§ TASK PROMPT:
Reproduce each line of the material exactly, minus any picture.

§ SUPPLIED MATERIAL:
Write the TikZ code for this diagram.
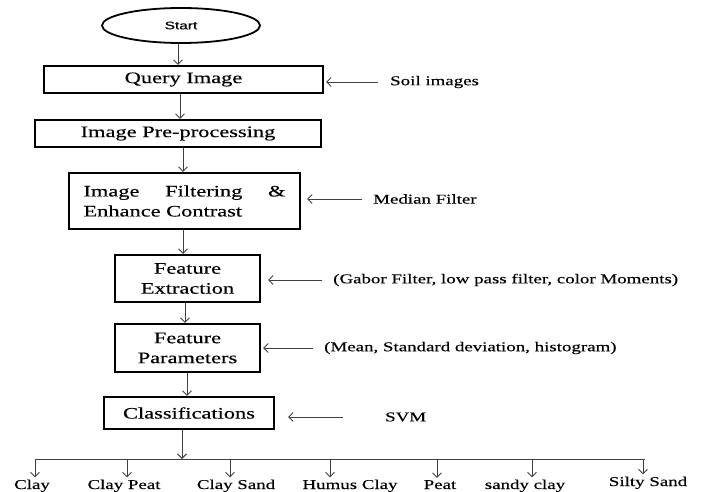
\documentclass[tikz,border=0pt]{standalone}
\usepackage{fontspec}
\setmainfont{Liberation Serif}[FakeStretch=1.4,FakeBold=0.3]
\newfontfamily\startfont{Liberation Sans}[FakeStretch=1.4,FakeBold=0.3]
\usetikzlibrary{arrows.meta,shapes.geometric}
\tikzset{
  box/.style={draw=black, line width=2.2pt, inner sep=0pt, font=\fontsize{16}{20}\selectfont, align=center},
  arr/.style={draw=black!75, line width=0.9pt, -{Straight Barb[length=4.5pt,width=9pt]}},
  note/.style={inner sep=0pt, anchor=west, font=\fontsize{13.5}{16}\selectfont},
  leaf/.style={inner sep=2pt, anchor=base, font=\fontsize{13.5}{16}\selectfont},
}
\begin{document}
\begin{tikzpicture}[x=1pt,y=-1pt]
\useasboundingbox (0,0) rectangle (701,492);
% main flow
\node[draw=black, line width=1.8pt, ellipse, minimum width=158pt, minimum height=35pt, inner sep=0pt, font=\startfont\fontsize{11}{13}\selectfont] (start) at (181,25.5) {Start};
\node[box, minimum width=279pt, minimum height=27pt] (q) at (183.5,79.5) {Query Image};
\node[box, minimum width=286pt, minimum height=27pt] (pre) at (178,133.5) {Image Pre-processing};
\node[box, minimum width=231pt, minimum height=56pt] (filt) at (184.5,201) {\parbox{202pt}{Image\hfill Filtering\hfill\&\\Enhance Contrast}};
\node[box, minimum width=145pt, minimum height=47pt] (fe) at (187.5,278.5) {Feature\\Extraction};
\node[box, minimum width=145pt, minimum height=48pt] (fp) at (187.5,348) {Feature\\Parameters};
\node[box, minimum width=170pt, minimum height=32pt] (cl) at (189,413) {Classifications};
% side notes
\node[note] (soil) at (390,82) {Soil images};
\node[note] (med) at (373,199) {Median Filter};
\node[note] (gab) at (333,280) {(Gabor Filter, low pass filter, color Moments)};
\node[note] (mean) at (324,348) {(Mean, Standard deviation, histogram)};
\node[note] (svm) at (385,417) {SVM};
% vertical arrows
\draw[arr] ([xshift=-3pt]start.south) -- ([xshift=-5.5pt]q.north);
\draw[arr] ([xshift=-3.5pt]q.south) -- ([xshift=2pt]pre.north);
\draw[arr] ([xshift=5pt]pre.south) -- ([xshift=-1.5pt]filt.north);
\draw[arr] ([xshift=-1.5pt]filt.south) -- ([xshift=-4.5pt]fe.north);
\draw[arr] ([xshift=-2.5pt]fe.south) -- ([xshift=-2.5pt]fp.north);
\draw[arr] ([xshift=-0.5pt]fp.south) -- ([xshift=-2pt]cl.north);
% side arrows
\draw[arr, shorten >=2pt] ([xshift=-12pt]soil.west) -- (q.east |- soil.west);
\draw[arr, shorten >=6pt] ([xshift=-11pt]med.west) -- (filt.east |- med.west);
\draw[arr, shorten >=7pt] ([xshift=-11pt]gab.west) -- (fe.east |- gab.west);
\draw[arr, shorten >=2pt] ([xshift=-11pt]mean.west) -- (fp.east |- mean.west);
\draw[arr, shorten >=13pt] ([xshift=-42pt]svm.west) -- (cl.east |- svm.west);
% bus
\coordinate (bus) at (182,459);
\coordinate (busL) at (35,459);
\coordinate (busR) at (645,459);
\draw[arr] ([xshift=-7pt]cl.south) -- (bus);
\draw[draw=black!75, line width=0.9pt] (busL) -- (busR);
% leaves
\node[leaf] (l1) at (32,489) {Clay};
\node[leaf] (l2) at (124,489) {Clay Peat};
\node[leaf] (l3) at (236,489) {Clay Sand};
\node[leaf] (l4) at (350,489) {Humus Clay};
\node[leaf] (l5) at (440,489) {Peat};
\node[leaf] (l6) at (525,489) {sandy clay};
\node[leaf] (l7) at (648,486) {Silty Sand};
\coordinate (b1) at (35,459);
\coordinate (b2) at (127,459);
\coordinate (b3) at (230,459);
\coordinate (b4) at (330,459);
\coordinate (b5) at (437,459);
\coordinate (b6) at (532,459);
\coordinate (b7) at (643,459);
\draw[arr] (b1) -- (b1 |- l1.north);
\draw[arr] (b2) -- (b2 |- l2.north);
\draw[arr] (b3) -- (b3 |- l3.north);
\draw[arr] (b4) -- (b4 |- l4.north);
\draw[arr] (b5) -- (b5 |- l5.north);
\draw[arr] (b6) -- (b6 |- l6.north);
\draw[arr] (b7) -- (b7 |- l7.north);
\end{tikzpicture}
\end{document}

§ OUTPUT FOR THIS EXERCISE:
Write the TikZ code for this diagram.
\documentclass[tikz,border=0pt]{standalone}
\usepackage{fontspec}
\setmainfont{Liberation Serif}[FakeStretch=1.4,FakeBold=0.3]
\newfontfamily\startfont{Liberation Sans}[FakeStretch=1.4,FakeBold=0.3]
\usetikzlibrary{arrows.meta,shapes.geometric}
\tikzset{
  box/.style={draw=black, line width=2.2pt, inner sep=0pt, font=\fontsize{16}{20}\selectfont, align=center},
  arr/.style={draw=black!75, line width=0.9pt, -{Straight Barb[length=4.5pt,width=9pt]}},
  note/.style={inner sep=0pt, anchor=west, font=\fontsize{13.5}{16}\selectfont},
  leaf/.style={inner sep=2pt, anchor=base, font=\fontsize{13.5}{16}\selectfont},
}
\begin{document}
\begin{tikzpicture}[x=1pt,y=-1pt]
\useasboundingbox (0,0) rectangle (701,492);
% main flow
\node[draw=black, line width=1.8pt, ellipse, minimum width=158pt, minimum height=35pt, inner sep=0pt, font=\startfont\fontsize{11}{13}\selectfont] (start) at (181,25.5) {Start};
\node[box, minimum width=279pt, minimum height=27pt] (q) at (183.5,79.5) {Query Image};
\node[box, minimum width=286pt, minimum height=27pt] (pre) at (178,133.5) {Image Pre-processing};
\node[box, minimum width=231pt, minimum height=56pt] (filt) at (184.5,201) {\parbox{202pt}{Image\hfill Filtering\hfill\&\\Enhance Contrast}};
\node[box, minimum width=145pt, minimum height=47pt] (fe) at (187.5,278.5) {Feature\\Extraction};
\node[box, minimum width=145pt, minimum height=48pt] (fp) at (187.5,348) {Feature\\Parameters};
\node[box, minimum width=170pt, minimum height=32pt] (cl) at (189,413) {Classifications};
% side notes
\node[note] (soil) at (390,82) {Soil images};
\node[note] (med) at (373,199) {Median Filter};
\node[note] (gab) at (333,280) {(Gabor Filter, low pass filter, color Moments)};
\node[note] (mean) at (324,348) {(Mean, Standard deviation, histogram)};
\node[note] (svm) at (385,417) {SVM};
% vertical arrows
\draw[arr] ([xshift=-3pt]start.south) -- ([xshift=-5.5pt]q.north);
\draw[arr] ([xshift=-3.5pt]q.south) -- ([xshift=2pt]pre.north);
\draw[arr] ([xshift=5pt]pre.south) -- ([xshift=-1.5pt]filt.north);
\draw[arr] ([xshift=-1.5pt]filt.south) -- ([xshift=-4.5pt]fe.north);
\draw[arr] ([xshift=-2.5pt]fe.south) -- ([xshift=-2.5pt]fp.north);
\draw[arr] ([xshift=-0.5pt]fp.south) -- ([xshift=-2pt]cl.north);
% side arrows
\draw[arr, shorten >=2pt] ([xshift=-12pt]soil.west) -- (q.east |- soil.west);
\draw[arr, shorten >=6pt] ([xshift=-11pt]med.west) -- (filt.east |- med.west);
\draw[arr, shorten >=7pt] ([xshift=-11pt]gab.west) -- (fe.east |- gab.west);
\draw[arr, shorten >=2pt] ([xshift=-11pt]mean.west) -- (fp.east |- mean.west);
\draw[arr, shorten >=13pt] ([xshift=-42pt]svm.west) -- (cl.east |- svm.west);
% bus
\coordinate (bus) at (182,459);
\coordinate (busL) at (35,459);
\coordinate (busR) at (645,459);
\draw[arr] ([xshift=-7pt]cl.south) -- (bus);
\draw[draw=black!75, line width=0.9pt] (busL) -- (busR);
% leaves
\node[leaf] (l1) at (32,489) {Clay};
\node[leaf] (l2) at (124,489) {Clay Peat};
\node[leaf] (l3) at (236,489) {Clay Sand};
\node[leaf] (l4) at (350,489) {Humus Clay};
\node[leaf] (l5) at (440,489) {Peat};
\node[leaf] (l6) at (525,489) {sandy clay};
\node[leaf] (l7) at (648,486) {Silty Sand};
\coordinate (b1) at (35,459);
\coordinate (b2) at (127,459);
\coordinate (b3) at (230,459);
\coordinate (b4) at (330,459);
\coordinate (b5) at (437,459);
\coordinate (b6) at (532,459);
\coordinate (b7) at (643,459);
\draw[arr] (b1) -- (b1 |- l1.north);
\draw[arr] (b2) -- (b2 |- l2.north);
\draw[arr] (b3) -- (b3 |- l3.north);
\draw[arr] (b4) -- (b4 |- l4.north);
\draw[arr] (b5) -- (b5 |- l5.north);
\draw[arr] (b6) -- (b6 |- l6.north);
\draw[arr] (b7) -- (b7 |- l7.north);
\end{tikzpicture}
\end{document}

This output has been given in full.